- **Exercise task**
What do the lines from the top of the data through the line with "const SAMPLE_STEP = 0.01; // s" say? Quote them exactly and include both ends.

- **Recorded data**

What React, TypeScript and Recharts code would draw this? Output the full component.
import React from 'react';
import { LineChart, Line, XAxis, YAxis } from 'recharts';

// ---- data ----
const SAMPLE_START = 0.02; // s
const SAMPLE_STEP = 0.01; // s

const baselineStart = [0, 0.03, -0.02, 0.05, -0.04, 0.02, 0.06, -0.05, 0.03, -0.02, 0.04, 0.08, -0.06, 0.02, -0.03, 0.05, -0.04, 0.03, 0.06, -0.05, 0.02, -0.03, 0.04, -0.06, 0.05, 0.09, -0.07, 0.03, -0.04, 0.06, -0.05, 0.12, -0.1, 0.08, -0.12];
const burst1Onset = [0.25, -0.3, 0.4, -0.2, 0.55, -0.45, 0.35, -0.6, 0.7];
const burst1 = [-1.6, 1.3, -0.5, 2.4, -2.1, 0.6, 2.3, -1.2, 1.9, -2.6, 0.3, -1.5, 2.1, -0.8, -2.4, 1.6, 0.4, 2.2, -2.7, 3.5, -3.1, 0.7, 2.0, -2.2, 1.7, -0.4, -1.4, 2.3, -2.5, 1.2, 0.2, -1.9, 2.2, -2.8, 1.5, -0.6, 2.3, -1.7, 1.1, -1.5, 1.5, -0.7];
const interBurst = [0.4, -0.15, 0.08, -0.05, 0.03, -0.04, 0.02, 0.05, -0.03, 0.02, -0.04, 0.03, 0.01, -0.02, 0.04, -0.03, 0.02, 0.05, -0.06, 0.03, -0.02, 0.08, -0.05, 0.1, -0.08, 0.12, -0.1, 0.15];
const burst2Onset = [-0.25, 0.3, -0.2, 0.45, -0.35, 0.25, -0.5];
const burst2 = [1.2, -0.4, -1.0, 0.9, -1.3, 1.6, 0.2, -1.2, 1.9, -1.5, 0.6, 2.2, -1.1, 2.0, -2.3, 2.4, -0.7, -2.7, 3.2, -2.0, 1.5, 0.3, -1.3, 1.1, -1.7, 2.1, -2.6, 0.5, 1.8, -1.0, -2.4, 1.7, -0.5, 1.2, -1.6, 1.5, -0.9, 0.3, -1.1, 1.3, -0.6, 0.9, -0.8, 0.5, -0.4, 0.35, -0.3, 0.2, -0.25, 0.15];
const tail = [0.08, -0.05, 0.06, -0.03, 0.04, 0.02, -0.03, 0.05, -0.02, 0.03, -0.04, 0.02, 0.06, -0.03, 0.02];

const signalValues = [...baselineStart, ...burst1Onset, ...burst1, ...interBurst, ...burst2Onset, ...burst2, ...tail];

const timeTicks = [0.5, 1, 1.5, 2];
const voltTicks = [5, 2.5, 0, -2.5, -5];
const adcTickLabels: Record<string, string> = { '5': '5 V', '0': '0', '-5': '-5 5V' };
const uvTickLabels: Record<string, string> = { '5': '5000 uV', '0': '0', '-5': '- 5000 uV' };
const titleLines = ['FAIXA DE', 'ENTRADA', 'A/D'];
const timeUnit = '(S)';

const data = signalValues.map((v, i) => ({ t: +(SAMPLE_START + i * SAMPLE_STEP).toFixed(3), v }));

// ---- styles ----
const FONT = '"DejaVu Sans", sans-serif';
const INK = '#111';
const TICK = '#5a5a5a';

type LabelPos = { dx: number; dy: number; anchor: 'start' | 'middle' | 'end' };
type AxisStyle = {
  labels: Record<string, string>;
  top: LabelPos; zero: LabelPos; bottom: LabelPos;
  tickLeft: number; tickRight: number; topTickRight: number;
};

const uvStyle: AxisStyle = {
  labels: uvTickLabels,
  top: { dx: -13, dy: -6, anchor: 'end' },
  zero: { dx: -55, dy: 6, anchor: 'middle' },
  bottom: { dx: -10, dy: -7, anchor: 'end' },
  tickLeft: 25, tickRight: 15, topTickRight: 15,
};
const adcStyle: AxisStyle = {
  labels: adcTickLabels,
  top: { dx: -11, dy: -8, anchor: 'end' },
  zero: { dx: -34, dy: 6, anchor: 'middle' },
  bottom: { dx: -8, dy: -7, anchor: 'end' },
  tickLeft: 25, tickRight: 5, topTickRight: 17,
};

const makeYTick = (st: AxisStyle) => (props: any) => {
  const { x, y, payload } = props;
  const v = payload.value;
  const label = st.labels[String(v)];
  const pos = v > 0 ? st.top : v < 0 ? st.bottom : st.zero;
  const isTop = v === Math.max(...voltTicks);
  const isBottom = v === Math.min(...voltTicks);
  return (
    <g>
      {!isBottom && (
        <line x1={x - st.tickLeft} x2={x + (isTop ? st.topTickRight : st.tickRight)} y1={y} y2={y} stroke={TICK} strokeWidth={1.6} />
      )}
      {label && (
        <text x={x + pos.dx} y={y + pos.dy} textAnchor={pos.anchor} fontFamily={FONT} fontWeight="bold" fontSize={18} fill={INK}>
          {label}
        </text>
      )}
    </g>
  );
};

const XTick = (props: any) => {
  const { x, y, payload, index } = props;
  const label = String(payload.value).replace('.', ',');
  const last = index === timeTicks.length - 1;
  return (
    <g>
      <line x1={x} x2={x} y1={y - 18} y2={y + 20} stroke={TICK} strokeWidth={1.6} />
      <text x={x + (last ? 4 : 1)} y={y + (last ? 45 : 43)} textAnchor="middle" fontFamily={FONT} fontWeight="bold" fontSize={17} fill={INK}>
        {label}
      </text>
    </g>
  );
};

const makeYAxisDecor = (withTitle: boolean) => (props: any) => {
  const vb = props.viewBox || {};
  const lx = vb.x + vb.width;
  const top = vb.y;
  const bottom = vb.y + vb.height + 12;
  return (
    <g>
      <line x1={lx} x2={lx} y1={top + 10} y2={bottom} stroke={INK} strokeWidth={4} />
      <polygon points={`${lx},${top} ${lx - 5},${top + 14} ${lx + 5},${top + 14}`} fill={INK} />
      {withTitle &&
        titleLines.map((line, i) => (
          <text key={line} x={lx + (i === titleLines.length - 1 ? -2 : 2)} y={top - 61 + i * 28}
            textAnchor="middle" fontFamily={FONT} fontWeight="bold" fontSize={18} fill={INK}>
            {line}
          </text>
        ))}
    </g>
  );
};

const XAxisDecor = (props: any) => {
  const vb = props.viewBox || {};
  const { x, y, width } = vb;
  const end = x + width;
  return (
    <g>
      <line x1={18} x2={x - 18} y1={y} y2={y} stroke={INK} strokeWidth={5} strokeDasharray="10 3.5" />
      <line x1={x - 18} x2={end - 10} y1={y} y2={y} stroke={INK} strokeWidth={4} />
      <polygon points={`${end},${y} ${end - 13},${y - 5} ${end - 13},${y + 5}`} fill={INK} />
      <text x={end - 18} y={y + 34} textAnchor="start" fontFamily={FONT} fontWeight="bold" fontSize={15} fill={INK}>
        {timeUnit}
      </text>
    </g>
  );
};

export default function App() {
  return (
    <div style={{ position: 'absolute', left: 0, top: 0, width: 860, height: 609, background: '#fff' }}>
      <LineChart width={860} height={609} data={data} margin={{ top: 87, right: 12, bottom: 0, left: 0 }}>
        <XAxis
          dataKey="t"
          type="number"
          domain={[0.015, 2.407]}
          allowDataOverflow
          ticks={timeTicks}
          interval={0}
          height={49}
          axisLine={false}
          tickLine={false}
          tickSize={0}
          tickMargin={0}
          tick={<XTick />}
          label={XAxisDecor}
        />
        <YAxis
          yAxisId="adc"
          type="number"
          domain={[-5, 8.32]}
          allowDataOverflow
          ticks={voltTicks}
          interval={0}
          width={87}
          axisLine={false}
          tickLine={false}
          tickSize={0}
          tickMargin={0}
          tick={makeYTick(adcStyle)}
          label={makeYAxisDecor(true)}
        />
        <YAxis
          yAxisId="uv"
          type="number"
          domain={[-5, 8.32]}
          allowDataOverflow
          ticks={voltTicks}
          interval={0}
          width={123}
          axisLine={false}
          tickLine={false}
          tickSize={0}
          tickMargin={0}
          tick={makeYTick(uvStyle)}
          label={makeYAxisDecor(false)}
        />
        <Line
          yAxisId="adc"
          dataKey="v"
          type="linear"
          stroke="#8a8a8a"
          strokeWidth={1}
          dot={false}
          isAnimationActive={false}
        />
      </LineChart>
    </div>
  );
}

- **Answer**
What React, TypeScript and Recharts code would draw this? Output the full component.
import React from 'react';
import { LineChart, Line, XAxis, YAxis } from 'recharts';

// ---- data ----
const SAMPLE_START = 0.02; // s
const SAMPLE_STEP = 0.01; // s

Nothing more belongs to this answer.